Rex Murphy seems to have a similar view:

I’m driven often to the Bible, both for its wisdom and its prose. Strange that the only text that seriously can be said to rival Shakespeare in trenchancy and power of expression should be a work primarily of religion, not literature, a compound book by many authors and, for English readers, a work of translation as well. The King James Bible is the only – as we say these days, though perhaps with some impiety considering my subject – standalone creation that can claim equal status, for its literary excellence, with the otherwise unmatchable harmonies of Shakespeare.

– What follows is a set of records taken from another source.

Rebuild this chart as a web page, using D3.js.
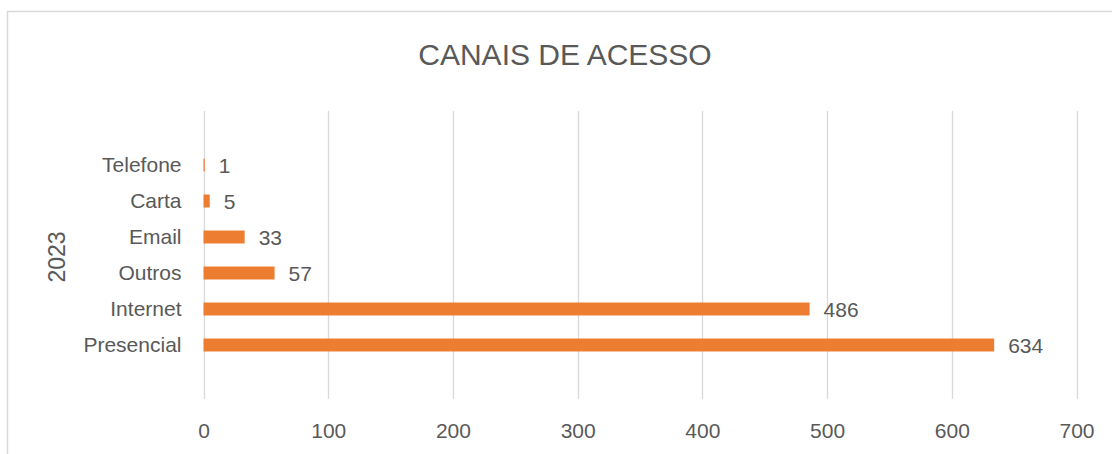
<!DOCTYPE html>
<html>
<head>
<meta charset="utf-8">
<script src="https://cdn.jsdelivr.net/npm/d3@7"></script>
<style>
  html, body { margin: 0; padding: 0; background: #fff; }
  svg { display: block; font-family: "Liberation Sans", Arial, sans-serif; }
</style>
</head>
<body>
<svg id="chart" width="1112" height="454"></svg>
<script>
"use strict";

// valeurs
const categories = ["Telefone", "Carta", "Email", "Outros", "Internet", "Presencial"];
const values = [1, 5, 33, 57, 486, 634];
const groupLabel = "2023";
const xTicks = [0, 100, 200, 300, 400, 500, 600, 700];
const title = "CANAIS DE ACESSO";

const svg = d3.select("#chart");
const textColor = "#595959";
const gridColor = "#d9d9d9";
const barColor = "#ed7d31";

// cadre du graphique (coupé à droite et en bas)
svg.append("path")
  .attr("d", "M7.5,454V11.5H1112")
  .attr("fill", "none")
  .attr("stroke", gridColor)
  .attr("stroke-width", 1.5);

const plotTop = 111, plotBottom = 399;

const x = d3.scaleLinear()
  .domain([0, 700])
  .range([203.5, 1076.5]);

const y = d3.scaleBand()
  .domain(categories)
  .range([147, 363])
  .paddingInner(0.64)
  .paddingOuter(0.32);

// lignes de grille verticales
svg.append("g")
  .selectAll("line")
  .data(xTicks)
  .enter()
  .append("line")
  .attr("x1", d => Math.round(x(d)) + 0.5)
  .attr("x2", d => Math.round(x(d)) + 0.5)
  .attr("y1", plotTop)
  .attr("y2", plotBottom)
  .attr("stroke", gridColor)
  .attr("stroke-width", 1.3);

// axe x (seulement les étiquettes)
const xAxis = svg.append("g")
  .attr("transform", "translate(0," + plotBottom + ")")
  .call(d3.axisBottom(x).tickValues(xTicks).tickSize(0).tickPadding(24));
xAxis.select(".domain").remove();
xAxis.selectAll("text")
  .attr("fill", textColor)
  .style("font-size", "21px");

// barres
svg.append("g")
  .selectAll("rect")
  .data(values)
  .enter()
  .append("rect")
  .attr("x", x(0))
  .attr("y", (d, i) => y(categories[i]))
  .attr("width", d => x(d) - x(0))
  .attr("height", y.bandwidth())
  .attr("fill", barColor);

// étiquettes de valeurs
svg.append("g")
  .selectAll("text")
  .data(values)
  .enter()
  .append("text")
  .attr("x", d => x(d) + 14)
  .attr("y", (d, i) => y(categories[i]) + y.bandwidth() / 2)
  .attr("dy", "0.36em")
  .attr("fill", textColor)
  .style("font-size", "21px")
  .text(d => d);

// étiquettes des catégories
const yAxis = svg.append("g")
  .attr("transform", "translate(203.5,0)")
  .call(d3.axisLeft(y).tickSize(0).tickPadding(22));
yAxis.select(".domain").remove();
yAxis.selectAll("text")
  .attr("fill", textColor)
  .style("font-size", "21px");

// étiquette du groupe (2023)
svg.append("text")
  .attr("transform", "translate(57," + ((y.range()[0] + y.range()[1]) / 2 + 2) + ") rotate(-90)")
  .attr("text-anchor", "middle")
  .attr("dy", "0.36em")
  .attr("fill", textColor)
  .style("font-size", "23px")
  .text(groupLabel);

// titre
svg.append("text")
  .attr("x", 565)
  .attr("y", 65)
  .attr("text-anchor", "middle")
  .attr("fill", textColor)
  .style("font-size", "30px")
  .text(title);
</script>
</body>
</html>
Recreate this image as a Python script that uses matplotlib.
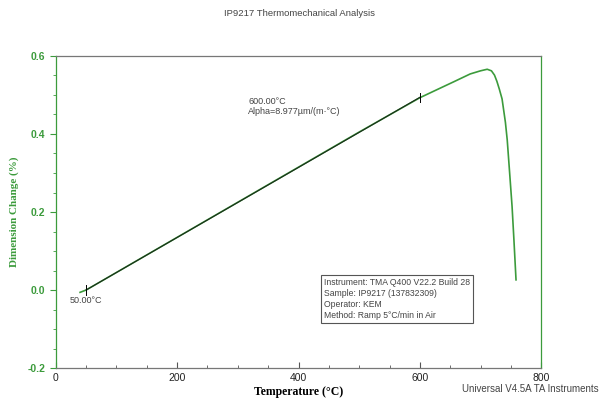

I think the apparent dichotomy between the powerful literate expression of reality found in the KJV and the more accurate to the original but prosaic ESV, for example, is that language does create an aesthetic truth of its own that can be captivating – or perhaps it uses aesthetics to drive home more effectively the truth it carries.

It is the Authorised Version that has insinuated itself into our language and, thus, into our psyche: “through a glass darkly”; “vanity of vanities; all is vanity”; “In the beginning was the Word”; “The Lord is my shepherd, I shall not want”   – and so many more.

The Message tells us: “We don’t yet see things clearly. We’re squinting in a fog”;  “Smoke, nothing but smoke”; “The Word was first, the Word present to God”; “GOD, my shepherd! “I don’t need a thing.” Arresting perhaps, but hardly memorable.

1 Comment

  1. For me it’s the Book of Common Prayer, even in it’s modernized 1962 version that the ACoC prints. The 1918 version is better in many ways.